Sam remains still, looking first at me and then at our surroundings. I think the kitchen is cozy, done up in soothing greens and blues. There’s a vase of daisies on the windowsill and kitschy potholders hanging from the walls. The appliances are state-of-the-art but with a retro design. Sam eyes it all with barely concealed terror. She has the look of a feral child dragged suddenly into civilization.
“Do you know how to bake?” I ask.
“No,” Sam says. “I microwave.”
Then she laughs. A raucous, throaty one that fills the kitchen. I like the sound. When it’s just me in the kitchen, all is silent.
“It’s easy,” I tell her. “Trust me.”
I position Sam before one row of bowls and take my place before the other. I then show her, step-by-step, how to fold the butter and sugar together; combine them with the flour, water, and eggs; layer in the flavors one at a time. Sam forms the batter the same way she talks—in short, haphazard bursts. Tufts of flour and blots of pumpkin rise from her bowl.
“Um, am I doing this right?”
“Almost,” I say. “You need to be more gentle.”
“You sound like all my ex-boyfriends,” Sam jokes, even though she’s starting to follow my advice and mix the ingredients with slightly less force. The results are immediate. “Hey, it’s working!”
“Slow and steady wins the race. That’s the Tenth Commandment on my blog.”
“You should write a cookbook,” Sam says. “Baking for Idiots.”
“I’ve thought about it. Just a regular cookbook, though.”
“What about a book about Pine Cottage?”
I stiffen at the sound of those two words pushed together. Individually, they have no power over me. Pine. Cottage. Nothing but harmless words. But when combined they obtain the sharpness of the knife He shoved into my shoulder and stomach. If I blink, I know I’ll see Janelle emerging from the t
rees, still technically alive but already dead. So I keep my eyes open, staring at the batter thickening in the bowl in front of me.
“It would be an awfully short book,” I say.
“Oh, yeah.” There’s a false ring to Sam’s voice, as if she’s trying to make it sound like she’s only just now considering my memory loss. “Right.”
She’s staring too, although at me and not at her bowl. I feel her gaze on my cheek, as warm as the afternoon sun coming through the kitchen window. I get the uneasy sense she’s testing me somehow. That I’ll fail if I turn to meet her stare. I continue to look at the bread batter, thick and glistening in the bottom of my bowl.
“Did you read Lisa’s book?” I ask.
“Nah,” Sam says. “You?”
“No.”
I don’t know why I lie.
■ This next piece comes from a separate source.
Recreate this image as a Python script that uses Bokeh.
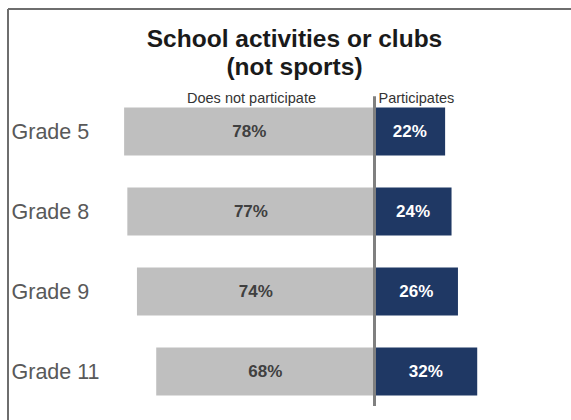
from bokeh.plotting import figure
from bokeh.models import Range1d, Label, ColumnDataSource
from bokeh.core.properties import value
from bokeh.embed import file_html
from bokeh.resources import INLINE

# ---- data ----
grades = ["Grade 5", "Grade 8", "Grade 9", "Grade 11"]
does_not_participate = [78, 77, 74, 68]
participates = [22, 24, 26, 32]
title_lines = ["School activities or clubs", "(not sports)"]
header_left = "Does not participate"
header_right = "Participates"

GRAY = "#bfbfbf"
NAVY = "#1f3864"
FONT = "Liberation Sans"

# layout (pixel scale 3.21 px per %, 80 px per row)
W, H = 571, 420
PX = 3.21
PY = 80.0
X_START = -374 / PX
X_END = X_START + W / PX
Y_START = -0.6125
Y_END = Y_START + H / PY

n = len(grades)
ypos = [n - 1 - i for i in range(n)]  # first grade on top

p = figure(
    width=W, height=H,
    x_range=Range1d(X_START, X_END), y_range=Range1d(Y_START, Y_END),
    x_axis_location=None, y_axis_location=None,
    output_backend="svg", toolbar_location=None,
    min_border=0,
)
p.outline_line_color = None
p.xgrid.visible = False
p.ygrid.visible = False
p.background_fill_color = "white"
p.border_fill_color = "white"

src = ColumnDataSource(dict(
    y=ypos,
    grade=grades,
    neg=[-v for v in does_not_participate],
    pos=participates,
    neg_mid=[-v / 2 for v in does_not_participate],
    pos_mid=[v / 2 for v in participates],
    neg_lbl=[f"{v}%" for v in does_not_participate],
    pos_lbl=[f"{v}%" for v in participates],
    lx=[X_START] * n,
))

# slide frame (left and top border lines)
bx = X_START + 7.5 / PX
by = Y_END - 8.5 / PY
p.segment(x0=[bx, bx], x1=[bx, X_END], y0=[Y_START, by], y1=[by, by],
          line_color="#6e6e6e", line_width=2)

p.hbar(y="y", left="neg", right=0, height=0.6, source=src,
       fill_color=GRAY, line_color=None)
p.hbar(y="y", left=0, right="pos", height=0.6, source=src,
       fill_color=NAVY, line_color=None)

# centre divider
p.segment(x0=[0], x1=[0], y0=[ypos[0] + 0.44], y1=[ypos[-1] - 0.43],
          line_color="#808080", line_width=3)

p.text(x="neg_mid", y="y", text="neg_lbl", source=src,
       text_align="center", text_baseline="middle",
       text_font_size="17px", text_font_style="bold", text_color="#404040",
       text_font=value(FONT))
p.text(x="pos_mid", y="y", text="pos_lbl", source=src,
       text_align="center", text_baseline="middle",
       text_font_size="17px", text_font_style="bold", text_color="white",
       text_font=value(FONT))

# category labels
p.text(x="lx", y="y", text="grade", source=src, x_offset=11,
       text_align="left", text_baseline="middle",
       text_font_size="21.5px", text_color="#595959", text_font=value(FONT))

# titles and headers (screen units, frame == canvas, y measured from bottom)
for txt, yy in zip(title_lines, [H - 37.5, H - 66]):
    p.add_layout(Label(x=294, y=yy, x_units="screen", y_units="screen", text=txt,
                       text_align="center", text_baseline="middle",
                       text_font=FONT, text_font_size="24.5px", text_font_style="bold",
                       text_color="#1a1a1a"))
p.add_layout(Label(x=251, y=H - 97, x_units="screen", y_units="screen", text=header_left,
                   text_align="center", text_baseline="middle",
                   text_font=FONT, text_font_size="14.5px", text_color="#333333"))
p.add_layout(Label(x=378, y=H - 97, x_units="screen", y_units="screen", text=header_right,
                   text_align="left", text_baseline="middle",
                   text_font=FONT, text_font_size="14.5px", text_color="#333333"))

open("out.html", "w").write(file_html(p, INLINE))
Which is itself a lie. I do know. It’s to keep Sam slightly off balance. I bet she assumes I’ve read Lisa’s book cover to cover, which I have. There’s nothing as boring as being predictable.
“And the two of you never met?” I say.
“Lisa never got the pleasure,” Sam says. “You?”
“We talked on the phone. About how to deal with trauma. What people expect of us. It wasn’t quite like meeting in person.”
“And sure as hell not like baking together.”
Sam nudges my hip with hers and gives another laugh. Whatever test she was giving me, I think I’ve passed.
“It’s time to put these in the oven,” I announce.
I slide my batter into a loaf pan using a spatula. Sam simply tips her bowl over the pan, but her aim is off, and batter spills onto the counter.
“Shit,” she says. “Where can I get one of those flat things?”
“You mean a spatula? In there.”
I point to one of the counter drawers behind her. She tugs the handle of the one beneath it. The locked drawer. My drawer. Inside, something rattles.
“What’s in here?”
“Don’t touch that!”
I sound more panicked than I intend to, my voice lightly dusted with anger. My hand flutters to my neck, feeling for the key, as if it had somehow magically found its way into the drawer’s lock. It’s still there, of course, flat against my chest.